SUPPLIED INFORMATION
::::
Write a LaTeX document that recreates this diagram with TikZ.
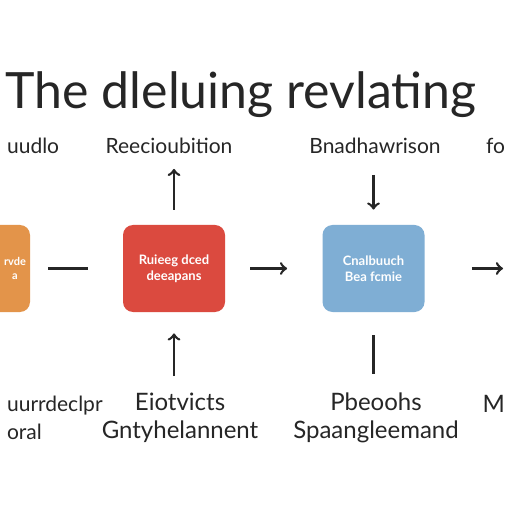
\documentclass[tikz,border=0pt]{standalone}
\usepackage{fontspec}
\setmainfont{Lato}
\usetikzlibrary{positioning}
\definecolor{boxorange}{HTML}{E3944A}
\definecolor{boxred}{HTML}{DB4A3F}
\definecolor{boxblue}{HTML}{7FAED4}
\begin{document}
\begin{tikzpicture}[x=0.5pt,y=-0.5pt]

	\tikzstyle{box} = [rounded corners=5pt, minimum width=51pt, minimum height=43.5pt, align=center, text=white, font=\bfseries\fontsize{6.5}{8}\selectfont];
	\tikzstyle{lbl} = [align=center, text=black!85, font=\fontsize{10.5}{13.5}\selectfont];
	\tikzstyle{link} = [line width=1.3pt, draw=black!85];

	\useasboundingbox[fill=white] (0,0) rectangle (512,512);

	\node[font=\fontsize{25}{30}\selectfont, text=black!85] (title) at (241,95) {The dleluing revlating};

	\begin{scope}
	\clip (0,0) rectangle (512,512);
	\node[box, fill=boxorange] (orange) at (-21,268.5) {};
	\end{scope}
	\node[box, fill=none, minimum width=0pt, font=\bfseries\fontsize{5.5}{7}\selectfont] (orangetxt) at (15,268.5) {rvde\\a};
	\node[box, fill=boxred] (red) at (174,268.5) {Ruieeg dced\\deeapans};
	\node[box, fill=boxblue] (blue) at (373.5,268.5) {Cnalbuuch\\Bea fcmie};
	\coordinate (next) at (503,268.5);

	\node[lbl, anchor=west] (udlbl) at (0,146) {uudlo};
	\node[lbl] (reclbl) at (169,146) {Reecioubition};
	\node[lbl] (bnalbl) at (375,146) {Bnadhawrison};
	\node[lbl, anchor=east] (folbl) at (512,146) {fo};

	\node[lbl, align=left, anchor=west, font=\fontsize{10.5}{14}\selectfont] (urlbl) at (0,418) {uurrdeclpr\\oral};
	\node[lbl, font=\fontsize{12}{14}\selectfont] (eilbl) at (180,418) {Eiotvicts\\Gntyhelannent};
	\node[lbl, font=\fontsize{12}{14}\selectfont] (pblbl) at (376,418) {Pbeoohs\\Spaangleemand};
	\node[lbl, anchor=east, font=\fontsize{12}{14}\selectfont] (mlbl) at (512,404) {M};

	\draw[link, shorten <=9pt, shorten >=17.5pt] (orange) -- (red);
	\draw[link, ->, shorten <=12.5pt, shorten >=17.5pt] (red) -- (blue);
	\draw[link, ->, shorten <=23.5pt] (blue) -- (next);

	\draw[link, ->, shorten <=7.5pt, shorten >=4pt] (red.north) -- (red.north |- reclbl.south);
	\draw[link, ->, shorten <=7pt, shorten >=7.5pt] (bnalbl.south -| blue.north) -- (blue.north);
	\draw[link, ->, shorten <=5pt, shorten >=10.5pt] (eilbl.north -| red.south) -- (red.south);
	\draw[link, shorten <=11.5pt, shorten >=6pt] (blue.south) -- (blue.south |- pblbl.north);

\end{tikzpicture}
\end{document}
::::
DIRECTIVE
Reproduce the data above in full, exactly as it is, with the pictures left out.

TASK RESULT
Write a LaTeX document that recreates this diagram with TikZ.
\documentclass[tikz,border=0pt]{standalone}
\usepackage{fontspec}
\setmainfont{Lato}
\usetikzlibrary{positioning}
\definecolor{boxorange}{HTML}{E3944A}
\definecolor{boxred}{HTML}{DB4A3F}
\definecolor{boxblue}{HTML}{7FAED4}
\begin{document}
\begin{tikzpicture}[x=0.5pt,y=-0.5pt]

	\tikzstyle{box} = [rounded corners=5pt, minimum width=51pt, minimum height=43.5pt, align=center, text=white, font=\bfseries\fontsize{6.5}{8}\selectfont];
	\tikzstyle{lbl} = [align=center, text=black!85, font=\fontsize{10.5}{13.5}\selectfont];
	\tikzstyle{link} = [line width=1.3pt, draw=black!85];

	\useasboundingbox[fill=white] (0,0) rectangle (512,512);

	\node[font=\fontsize{25}{30}\selectfont, text=black!85] (title) at (241,95) {The dleluing revlating};

	\begin{scope}
	\clip (0,0) rectangle (512,512);
	\node[box, fill=boxorange] (orange) at (-21,268.5) {};
	\end{scope}
	\node[box, fill=none, minimum width=0pt, font=\bfseries\fontsize{5.5}{7}\selectfont] (orangetxt) at (15,268.5) {rvde\\a};
	\node[box, fill=boxred] (red) at (174,268.5) {Ruieeg dced\\deeapans};
	\node[box, fill=boxblue] (blue) at (373.5,268.5) {Cnalbuuch\\Bea fcmie};
	\coordinate (next) at (503,268.5);

	\node[lbl, anchor=west] (udlbl) at (0,146) {uudlo};
	\node[lbl] (reclbl) at (169,146) {Reecioubition};
	\node[lbl] (bnalbl) at (375,146) {Bnadhawrison};
	\node[lbl, anchor=east] (folbl) at (512,146) {fo};

	\node[lbl, align=left, anchor=west, font=\fontsize{10.5}{14}\selectfont] (urlbl) at (0,418) {uurrdeclpr\\oral};
	\node[lbl, font=\fontsize{12}{14}\selectfont] (eilbl) at (180,418) {Eiotvicts\\Gntyhelannent};
	\node[lbl, font=\fontsize{12}{14}\selectfont] (pblbl) at (376,418) {Pbeoohs\\Spaangleemand};
	\node[lbl, anchor=east, font=\fontsize{12}{14}\selectfont] (mlbl) at (512,404) {M};

	\draw[link, shorten <=9pt, shorten >=17.5pt] (orange) -- (red);
	\draw[link, ->, shorten <=12.5pt, shorten >=17.5pt] (red) -- (blue);
	\draw[link, ->, shorten <=23.5pt] (blue) -- (next);

	\draw[link, ->, shorten <=7.5pt, shorten >=4pt] (red.north) -- (red.north |- reclbl.south);
	\draw[link, ->, shorten <=7pt, shorten >=7.5pt] (bnalbl.south -| blue.north) -- (blue.north);
	\draw[link, ->, shorten <=5pt, shorten >=10.5pt] (eilbl.north -| red.south) -- (red.south);
	\draw[link, shorten <=11.5pt, shorten >=6pt] (blue.south) -- (blue.south |- pblbl.north);

\end{tikzpicture}
\end{document}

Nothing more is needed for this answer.